## TASK DESCRIPTION
Find the line with "Recreate this image" and the line with "from bokeh.resources import INLINE", then repeat both of them and every line in between exactly. Omit the pictures.
>> Start PROVIDED RECORDS
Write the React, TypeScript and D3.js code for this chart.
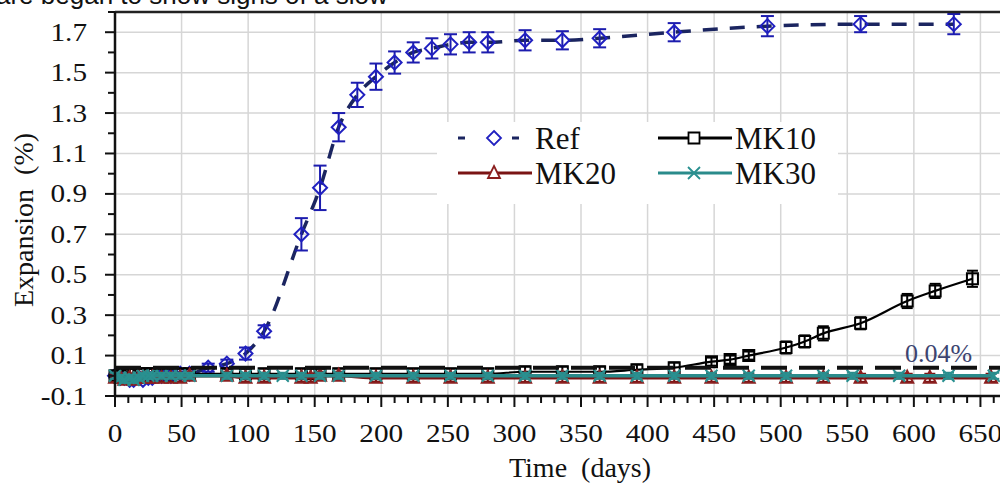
>> End PROVIDED RECORDS
>> Start PROVIDED RECORDS
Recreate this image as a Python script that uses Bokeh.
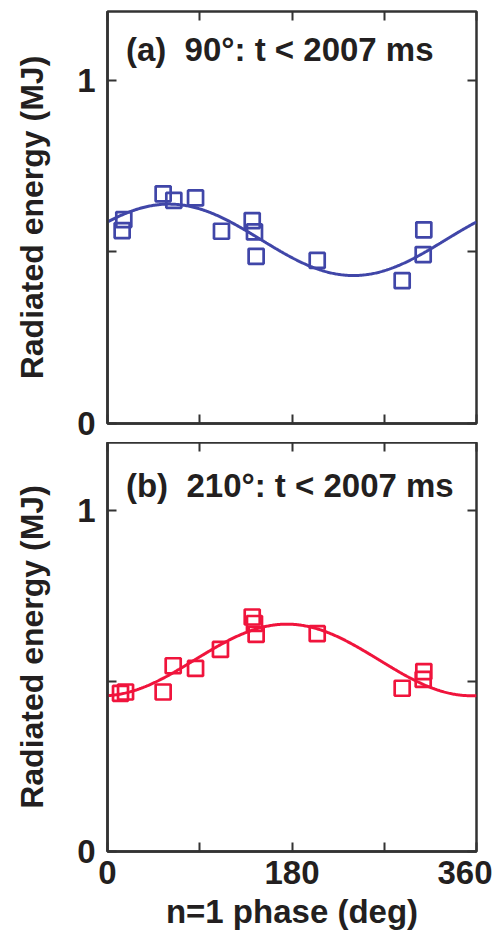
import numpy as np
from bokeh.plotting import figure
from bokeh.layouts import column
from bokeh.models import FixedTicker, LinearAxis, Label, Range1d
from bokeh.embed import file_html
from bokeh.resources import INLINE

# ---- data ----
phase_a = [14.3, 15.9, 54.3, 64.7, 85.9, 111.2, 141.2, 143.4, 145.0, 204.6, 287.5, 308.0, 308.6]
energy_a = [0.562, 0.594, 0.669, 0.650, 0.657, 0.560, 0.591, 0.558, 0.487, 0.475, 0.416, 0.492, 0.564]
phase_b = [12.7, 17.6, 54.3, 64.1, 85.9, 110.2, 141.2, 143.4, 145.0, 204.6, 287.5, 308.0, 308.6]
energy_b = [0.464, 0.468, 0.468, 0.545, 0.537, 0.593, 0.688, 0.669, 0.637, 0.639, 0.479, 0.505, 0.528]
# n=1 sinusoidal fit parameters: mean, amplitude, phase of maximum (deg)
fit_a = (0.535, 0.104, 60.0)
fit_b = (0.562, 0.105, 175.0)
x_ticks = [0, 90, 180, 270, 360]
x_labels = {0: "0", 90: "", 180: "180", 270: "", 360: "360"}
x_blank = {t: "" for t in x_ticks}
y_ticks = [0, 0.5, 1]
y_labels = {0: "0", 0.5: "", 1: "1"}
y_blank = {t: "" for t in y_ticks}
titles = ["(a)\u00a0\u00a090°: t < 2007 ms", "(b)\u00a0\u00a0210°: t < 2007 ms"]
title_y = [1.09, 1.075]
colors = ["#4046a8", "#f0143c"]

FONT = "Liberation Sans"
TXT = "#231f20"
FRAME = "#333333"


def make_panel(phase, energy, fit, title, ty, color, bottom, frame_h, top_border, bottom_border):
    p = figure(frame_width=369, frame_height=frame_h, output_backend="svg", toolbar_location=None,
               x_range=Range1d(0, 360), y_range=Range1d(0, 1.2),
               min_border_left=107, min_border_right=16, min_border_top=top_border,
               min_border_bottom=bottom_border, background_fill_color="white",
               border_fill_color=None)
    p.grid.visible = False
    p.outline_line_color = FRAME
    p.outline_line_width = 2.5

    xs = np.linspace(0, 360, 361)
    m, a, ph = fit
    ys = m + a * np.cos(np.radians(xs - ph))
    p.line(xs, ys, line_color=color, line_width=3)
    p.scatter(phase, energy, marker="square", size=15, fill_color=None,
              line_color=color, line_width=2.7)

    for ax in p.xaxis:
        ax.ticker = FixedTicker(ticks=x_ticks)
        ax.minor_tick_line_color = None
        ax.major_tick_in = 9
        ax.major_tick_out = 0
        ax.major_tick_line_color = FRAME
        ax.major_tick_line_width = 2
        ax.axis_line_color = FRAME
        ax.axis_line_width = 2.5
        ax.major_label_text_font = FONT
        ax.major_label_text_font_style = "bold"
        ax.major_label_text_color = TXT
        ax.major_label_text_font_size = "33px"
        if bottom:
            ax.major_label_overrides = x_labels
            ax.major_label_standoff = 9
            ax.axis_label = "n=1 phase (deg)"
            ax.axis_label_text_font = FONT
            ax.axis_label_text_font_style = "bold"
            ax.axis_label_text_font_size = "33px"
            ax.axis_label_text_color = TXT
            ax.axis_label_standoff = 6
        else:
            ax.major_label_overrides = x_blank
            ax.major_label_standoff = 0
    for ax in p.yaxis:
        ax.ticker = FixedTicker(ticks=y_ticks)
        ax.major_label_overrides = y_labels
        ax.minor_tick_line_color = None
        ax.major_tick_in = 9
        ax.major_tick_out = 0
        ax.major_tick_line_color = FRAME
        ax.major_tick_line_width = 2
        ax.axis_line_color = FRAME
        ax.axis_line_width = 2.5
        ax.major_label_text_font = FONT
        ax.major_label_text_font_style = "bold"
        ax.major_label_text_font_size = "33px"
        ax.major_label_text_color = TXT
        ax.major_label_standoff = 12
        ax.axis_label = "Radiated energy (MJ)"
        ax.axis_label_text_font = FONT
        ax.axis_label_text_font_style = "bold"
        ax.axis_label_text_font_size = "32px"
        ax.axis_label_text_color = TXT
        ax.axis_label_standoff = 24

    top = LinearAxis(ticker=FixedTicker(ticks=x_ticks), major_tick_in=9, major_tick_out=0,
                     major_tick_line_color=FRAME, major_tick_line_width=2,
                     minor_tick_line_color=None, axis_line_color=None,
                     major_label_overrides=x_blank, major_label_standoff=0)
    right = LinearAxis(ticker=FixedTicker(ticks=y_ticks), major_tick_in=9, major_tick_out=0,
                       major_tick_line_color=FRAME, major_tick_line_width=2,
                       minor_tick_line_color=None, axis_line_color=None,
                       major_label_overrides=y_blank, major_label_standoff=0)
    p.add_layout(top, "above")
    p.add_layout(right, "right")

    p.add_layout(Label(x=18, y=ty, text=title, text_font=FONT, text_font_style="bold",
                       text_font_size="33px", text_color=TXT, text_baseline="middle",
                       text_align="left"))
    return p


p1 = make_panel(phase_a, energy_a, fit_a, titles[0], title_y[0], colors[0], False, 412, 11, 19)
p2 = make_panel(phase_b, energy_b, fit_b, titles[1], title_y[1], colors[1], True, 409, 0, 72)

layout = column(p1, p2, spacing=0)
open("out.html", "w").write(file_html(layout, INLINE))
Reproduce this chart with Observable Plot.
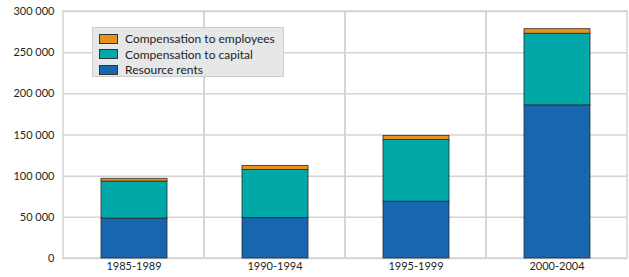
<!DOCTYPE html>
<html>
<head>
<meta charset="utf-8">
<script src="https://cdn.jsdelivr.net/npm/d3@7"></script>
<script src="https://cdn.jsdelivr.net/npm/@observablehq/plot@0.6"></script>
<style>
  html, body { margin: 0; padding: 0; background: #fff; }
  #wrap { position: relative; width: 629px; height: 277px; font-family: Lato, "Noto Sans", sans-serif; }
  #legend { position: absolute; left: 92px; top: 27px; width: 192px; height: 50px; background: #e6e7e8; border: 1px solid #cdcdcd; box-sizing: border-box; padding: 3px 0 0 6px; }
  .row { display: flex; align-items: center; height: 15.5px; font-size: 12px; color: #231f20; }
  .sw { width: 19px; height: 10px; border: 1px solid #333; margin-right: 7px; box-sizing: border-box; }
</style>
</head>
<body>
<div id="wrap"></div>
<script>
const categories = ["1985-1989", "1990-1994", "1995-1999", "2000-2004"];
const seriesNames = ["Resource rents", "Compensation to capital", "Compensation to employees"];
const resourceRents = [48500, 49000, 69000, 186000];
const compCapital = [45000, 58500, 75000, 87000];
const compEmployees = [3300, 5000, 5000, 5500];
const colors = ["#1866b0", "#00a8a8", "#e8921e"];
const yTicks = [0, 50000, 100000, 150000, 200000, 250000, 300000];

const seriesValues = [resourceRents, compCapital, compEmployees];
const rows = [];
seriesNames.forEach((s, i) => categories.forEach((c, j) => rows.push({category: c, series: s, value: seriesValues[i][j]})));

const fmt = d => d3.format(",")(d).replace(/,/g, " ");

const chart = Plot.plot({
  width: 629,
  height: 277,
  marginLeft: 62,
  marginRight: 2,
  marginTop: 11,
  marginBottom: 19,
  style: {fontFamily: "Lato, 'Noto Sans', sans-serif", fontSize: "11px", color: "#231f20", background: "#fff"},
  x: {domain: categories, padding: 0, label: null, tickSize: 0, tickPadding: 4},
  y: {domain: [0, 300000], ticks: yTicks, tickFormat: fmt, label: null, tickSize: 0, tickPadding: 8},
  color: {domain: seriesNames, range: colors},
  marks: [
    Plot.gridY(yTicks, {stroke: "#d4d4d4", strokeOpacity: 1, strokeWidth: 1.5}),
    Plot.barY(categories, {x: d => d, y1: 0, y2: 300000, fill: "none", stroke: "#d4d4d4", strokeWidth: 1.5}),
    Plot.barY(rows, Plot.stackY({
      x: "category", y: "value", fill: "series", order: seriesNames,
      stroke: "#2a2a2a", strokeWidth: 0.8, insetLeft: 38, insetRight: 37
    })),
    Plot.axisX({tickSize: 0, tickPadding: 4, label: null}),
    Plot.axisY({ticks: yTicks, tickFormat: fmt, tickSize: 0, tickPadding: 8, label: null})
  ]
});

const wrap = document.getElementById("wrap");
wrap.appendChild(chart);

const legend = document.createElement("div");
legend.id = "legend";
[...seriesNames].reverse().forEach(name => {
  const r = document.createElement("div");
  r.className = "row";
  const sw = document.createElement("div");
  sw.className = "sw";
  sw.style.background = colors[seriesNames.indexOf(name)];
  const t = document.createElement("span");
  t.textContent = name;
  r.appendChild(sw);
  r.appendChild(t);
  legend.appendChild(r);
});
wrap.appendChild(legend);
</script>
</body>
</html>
>> End PROVIDED RECORDS
## REPLY
Recreate this image as a Python script that uses Bokeh.
import numpy as np
from bokeh.plotting import figure
from bokeh.layouts import column
from bokeh.models import FixedTicker, LinearAxis, Label, Range1d
from bokeh.embed import file_html
from bokeh.resources import INLINE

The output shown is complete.